Skip pictures; extract every line from the one with "Recreate this image" through the one with "axes = fig.add_axes([155", exactly as written.

══ PROVIDED DATA

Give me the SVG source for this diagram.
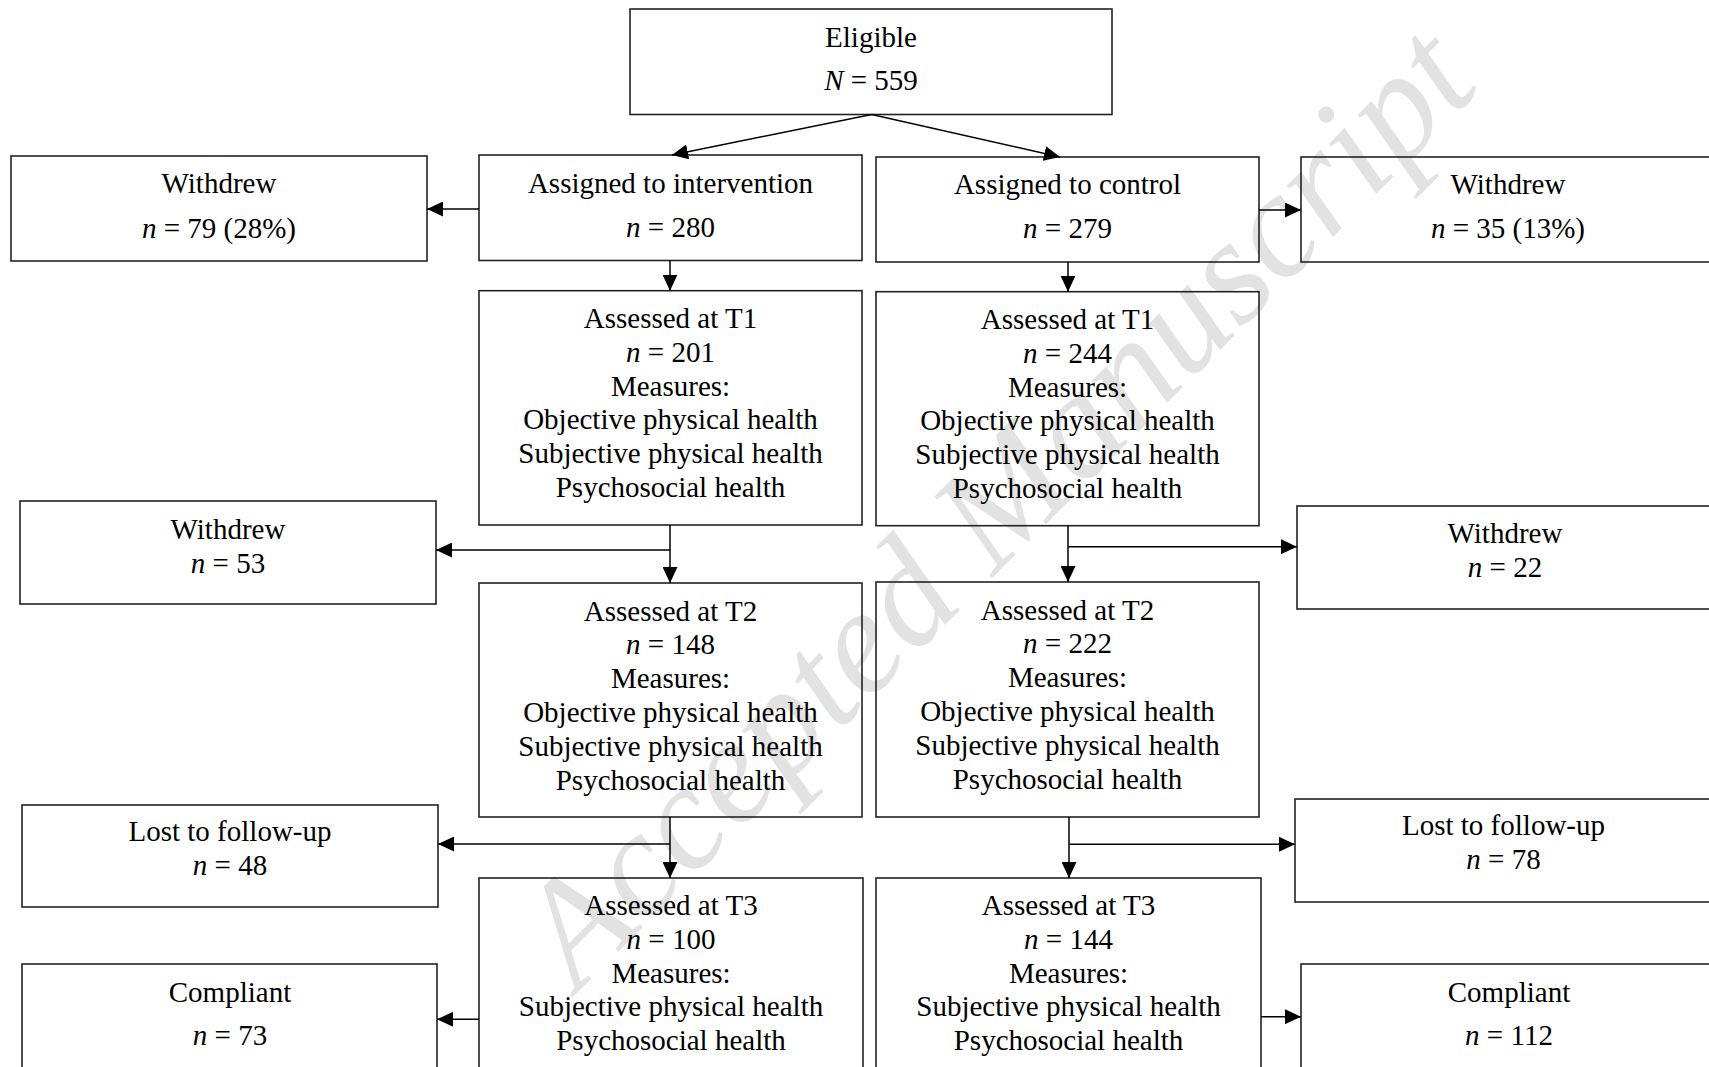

════
══ PROVIDED DATA

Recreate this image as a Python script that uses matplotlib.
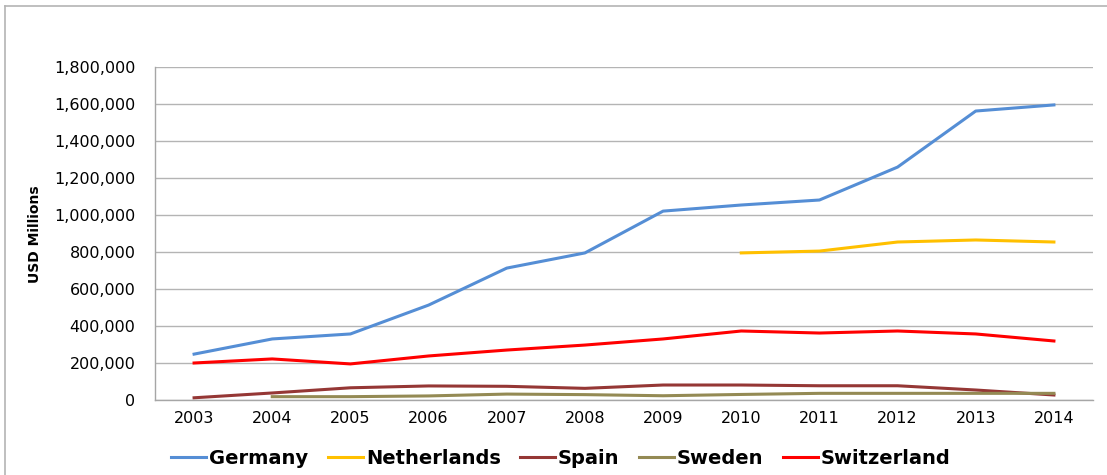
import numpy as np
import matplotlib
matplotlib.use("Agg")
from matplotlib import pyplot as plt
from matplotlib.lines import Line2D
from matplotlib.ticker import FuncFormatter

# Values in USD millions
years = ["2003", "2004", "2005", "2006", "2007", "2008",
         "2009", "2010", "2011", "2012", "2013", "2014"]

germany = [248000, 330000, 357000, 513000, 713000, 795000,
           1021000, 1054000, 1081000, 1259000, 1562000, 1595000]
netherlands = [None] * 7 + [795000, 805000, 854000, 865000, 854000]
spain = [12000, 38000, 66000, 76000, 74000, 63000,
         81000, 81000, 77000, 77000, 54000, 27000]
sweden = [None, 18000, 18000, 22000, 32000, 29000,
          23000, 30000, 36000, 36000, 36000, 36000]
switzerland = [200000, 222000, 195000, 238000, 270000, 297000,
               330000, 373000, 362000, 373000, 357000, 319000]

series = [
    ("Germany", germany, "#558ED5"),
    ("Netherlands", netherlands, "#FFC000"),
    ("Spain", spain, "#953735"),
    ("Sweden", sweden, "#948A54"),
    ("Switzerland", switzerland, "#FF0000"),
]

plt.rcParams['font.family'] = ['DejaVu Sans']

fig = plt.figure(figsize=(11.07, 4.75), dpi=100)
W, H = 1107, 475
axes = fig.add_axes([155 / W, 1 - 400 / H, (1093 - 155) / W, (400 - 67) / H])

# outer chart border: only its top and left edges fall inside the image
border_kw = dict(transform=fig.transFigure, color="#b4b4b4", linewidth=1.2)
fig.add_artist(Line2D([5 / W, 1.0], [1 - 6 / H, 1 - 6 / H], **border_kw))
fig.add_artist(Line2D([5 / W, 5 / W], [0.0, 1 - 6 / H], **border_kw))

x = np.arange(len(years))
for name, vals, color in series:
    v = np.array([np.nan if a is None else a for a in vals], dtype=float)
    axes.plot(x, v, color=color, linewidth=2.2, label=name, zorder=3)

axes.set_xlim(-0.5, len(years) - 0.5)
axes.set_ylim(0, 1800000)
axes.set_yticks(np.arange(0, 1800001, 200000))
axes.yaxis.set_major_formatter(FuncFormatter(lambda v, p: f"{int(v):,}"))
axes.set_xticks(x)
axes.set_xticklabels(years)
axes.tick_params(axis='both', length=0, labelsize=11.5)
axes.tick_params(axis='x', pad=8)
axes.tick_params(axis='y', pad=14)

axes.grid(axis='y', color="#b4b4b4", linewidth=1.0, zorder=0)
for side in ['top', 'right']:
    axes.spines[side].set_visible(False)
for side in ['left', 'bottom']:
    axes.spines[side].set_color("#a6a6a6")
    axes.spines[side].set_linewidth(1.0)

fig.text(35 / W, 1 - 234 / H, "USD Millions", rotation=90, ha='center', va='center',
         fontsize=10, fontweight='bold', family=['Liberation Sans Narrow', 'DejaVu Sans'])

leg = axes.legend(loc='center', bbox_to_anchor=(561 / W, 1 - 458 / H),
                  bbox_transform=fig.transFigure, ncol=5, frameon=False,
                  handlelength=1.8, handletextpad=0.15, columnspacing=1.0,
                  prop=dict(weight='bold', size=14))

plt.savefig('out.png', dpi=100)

════

* SOLUTION *
Recreate this image as a Python script that uses matplotlib.
import numpy as np
import matplotlib
matplotlib.use("Agg")
from matplotlib import pyplot as plt
from matplotlib.lines import Line2D
from matplotlib.ticker import FuncFormatter

# Values in USD millions
years = ["2003", "2004", "2005", "2006", "2007", "2008",
         "2009", "2010", "2011", "2012", "2013", "2014"]

germany = [248000, 330000, 357000, 513000, 713000, 795000,
           1021000, 1054000, 1081000, 1259000, 1562000, 1595000]
netherlands = [None] * 7 + [795000, 805000, 854000, 865000, 854000]
spain = [12000, 38000, 66000, 76000, 74000, 63000,
         81000, 81000, 77000, 77000, 54000, 27000]
sweden = [None, 18000, 18000, 22000, 32000, 29000,
          23000, 30000, 36000, 36000, 36000, 36000]
switzerland = [200000, 222000, 195000, 238000, 270000, 297000,
               330000, 373000, 362000, 373000, 357000, 319000]

series = [
    ("Germany", germany, "#558ED5"),
    ("Netherlands", netherlands, "#FFC000"),
    ("Spain", spain, "#953735"),
    ("Sweden", sweden, "#948A54"),
    ("Switzerland", switzerland, "#FF0000"),
]

plt.rcParams['font.family'] = ['DejaVu Sans']

fig = plt.figure(figsize=(11.07, 4.75), dpi=100)
W, H = 1107, 475
axes = fig.add_axes([155 / W, 1 - 400 / H, (1093 - 155) / W, (400 - 67) / H])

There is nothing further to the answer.